The critically acclaimed movie “On the Waterfront” was released on this day in history, July 28, 1954 — presenting a powerful account of union corruption.
The film featured one of Marlon Brando’s most memorable performances, according to Britannica.com.
The film received critical praise and industry accolades for its acting, directing and moviemaking.
“‘On the Waterfront’ is moviemaking of a rare and high order,” said A.J. Weiler, a movie critic at The New York Times in a review published on July 29, 1954.

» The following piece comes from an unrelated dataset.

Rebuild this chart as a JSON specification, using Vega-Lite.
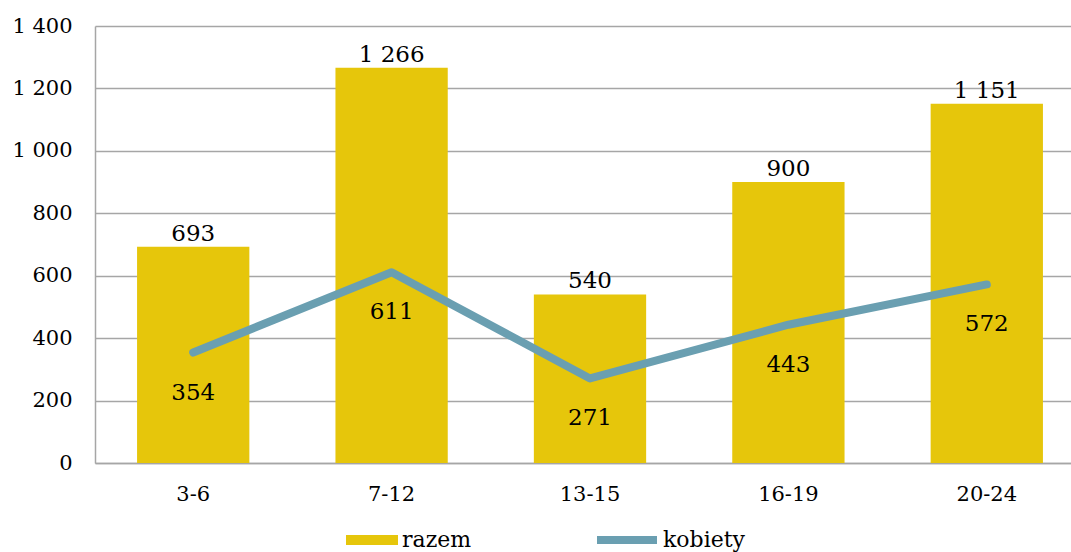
{
  "$schema": "https://vega.github.io/schema/vega-lite/v6.json",
  "width": 990,
  "height": 437,
  "autosize": "none",
  "padding": {"left": 95, "top": 26, "right": 0, "bottom": 89},
  "background": "white",
  "config": {
    "locale": {"number": {"decimal": ",", "thousands": " ", "grouping": [3], "currency": ["", ""]}},
    "view": {"stroke": null},
    "font": "DejaVu Serif",
    "text": {"font": "DejaVu Serif"}
  },
  "data": {
    "values": [
      {"grupa": "3-6", "razem": 693, "kobiety": 354},
      {"grupa": "7-12", "razem": 1266, "kobiety": 611},
      {"grupa": "13-15", "razem": 540, "kobiety": 271},
      {"grupa": "16-19", "razem": 900, "kobiety": 443},
      {"grupa": "20-24", "razem": 1151, "kobiety": 572}
    ]
  },
  "encoding": {
    "x": {
      "field": "grupa",
      "type": "nominal",
      "sort": null,
      "scale": {"paddingInner": 0.434, "paddingOuter": 0.212},
      "axis": {
        "title": null,
        "labelAngle": 0,
        "ticks": false,
        "labelPadding": 20,
        "labelFontSize": 21,
        "labelColor": "black",
        "labelFont": "DejaVu Serif",
        "domainColor": "#A6A6A6",
        "domainWidth": 1.5
      }
    }
  },
  "layer": [
    {
      "mark": {"type": "bar"},
      "encoding": {
        "y": {
          "field": "razem",
          "type": "quantitative",
          "scale": {"domain": [0, 1400]},
          "axis": {
            "title": null,
            "values": [0, 200, 400, 600, 800, 1000, 1200, 1400],
            "format": ",.0f",
            "grid": true,
            "gridColor": "#A6A6A6",
            "gridWidth": 1.5,
            "domainColor": "#A6A6A6",
            "domainWidth": 1.5,
            "ticks": false,
            "labelPadding": 23,
            "labelFontSize": 21,
            "labelColor": "black",
            "labelFont": "DejaVu Serif"
          }
        },
        "fill": {
          "datum": "razem",
          "scale": {"domain": ["razem"], "range": ["#E6C60B"]},
          "legend": {
            "orient": "none",
            "legendX": 251,
            "legendY": 488,
            "title": null,
            "symbolType": "M-1,-0.19H1V0.19H-1Z",
            "symbolSize": 2704,
            "symbolStrokeWidth": 0,
            "labelFontSize": 22,
            "labelFont": "DejaVu Serif",
            "labelColor": "black",
            "labelOffset": 4
          }
        }
      }
    },
    {
      "mark": {"type": "text", "fontSize": 23, "baseline": "alphabetic", "dy": -6, "color": "black", "font": "DejaVu Serif"},
      "encoding": {
        "y": {"field": "razem", "type": "quantitative"},
        "text": {"field": "razem", "type": "quantitative", "format": ",.0f"}
      }
    },
    {
      "mark": {"type": "line", "strokeWidth": 8, "strokeCap": "round", "strokeJoin": "round"},
      "encoding": {
        "y": {"field": "kobiety", "type": "quantitative"},
        "stroke": {
          "datum": "kobiety",
          "scale": {"domain": ["kobiety"], "range": ["#6A9FB1"]},
          "legend": {
            "orient": "none",
            "legendX": 498,
            "legendY": 480,
            "title": null,
            "symbolType": "stroke",
            "symbolSize": 3600,
            "symbolStrokeWidth": 8,
            "labelFontSize": 22,
            "labelFont": "DejaVu Serif",
            "labelColor": "black",
            "labelOffset": 2
          }
        }
      }
    },
    {
      "mark": {"type": "text", "fontSize": 23, "baseline": "alphabetic", "dy": 47, "color": "black", "font": "DejaVu Serif"},
      "encoding": {
        "y": {"field": "kobiety", "type": "quantitative"},
        "text": {"field": "kobiety", "type": "quantitative", "format": ",.0f"}
      }
    }
  ]
}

Marlon Brando played the tough prizefighter-turned-longshoreman Terry Malloy in a raggedly emotional tale of individual failure and social corruption, said The Criterion Channel, an independent streaming service featuring classic and contemporary films from Hollywood and around the world.
The film delves into Malloy’s moral crisis.
He must decide whether to remain loyal to the mob-connected union boss Johnny Friendly (Lee J. Cobb) and Johnny’s right-hand man, Terry’s brother, Charley (Rod Steiger), as the authorities close in on them, the same source recounted.
The movie went on to win eight Oscars, including for best picture, director, actor, supporting actress (Eva Marie Saint) and screenplay.
One of the most iconic quotes in the movie is when Brando’s character Terry blames Charlie, his brother, for his current situation.
“You don’t understand!” he says. “I coulda had class. I coulda been a contender. I could’ve been somebody, instead of a bum, which is what I am.”
Elia Kazan directed “On the Waterfront.”
The film’s grittiness and emotion are captured by Kazan’s exceptional direction.
“The scene in the car with Terry and Charlie is one of the most famous movie scenes of the 20th century,” says The City University of New York.
“The close-up camera angles capture Terry and Charlie’s expressions, while the sad music adds to the heart-wrenching emotion of the scene.”
Screenwriter Budd Schulberg based his story and screenplay on Malcolm Johnson’s Pulitzer Prize-winning series of articles on longshoremen and union corruption, “Crime on the Waterfront.”
The series ran from November 1948 to December 1948 in The New York Sun, according to The American Film Institute.
Also, Schulberg conducted additional research on New York and New Jersey waterfronts with longshoremen.
He also attended the New York Waterfront Crime Hearings, which were the basis for the script’s climax, the same source indicated.
“On the Waterfront” was selected for preservation in the National Film Registry in 1989, Britannica.com indicated.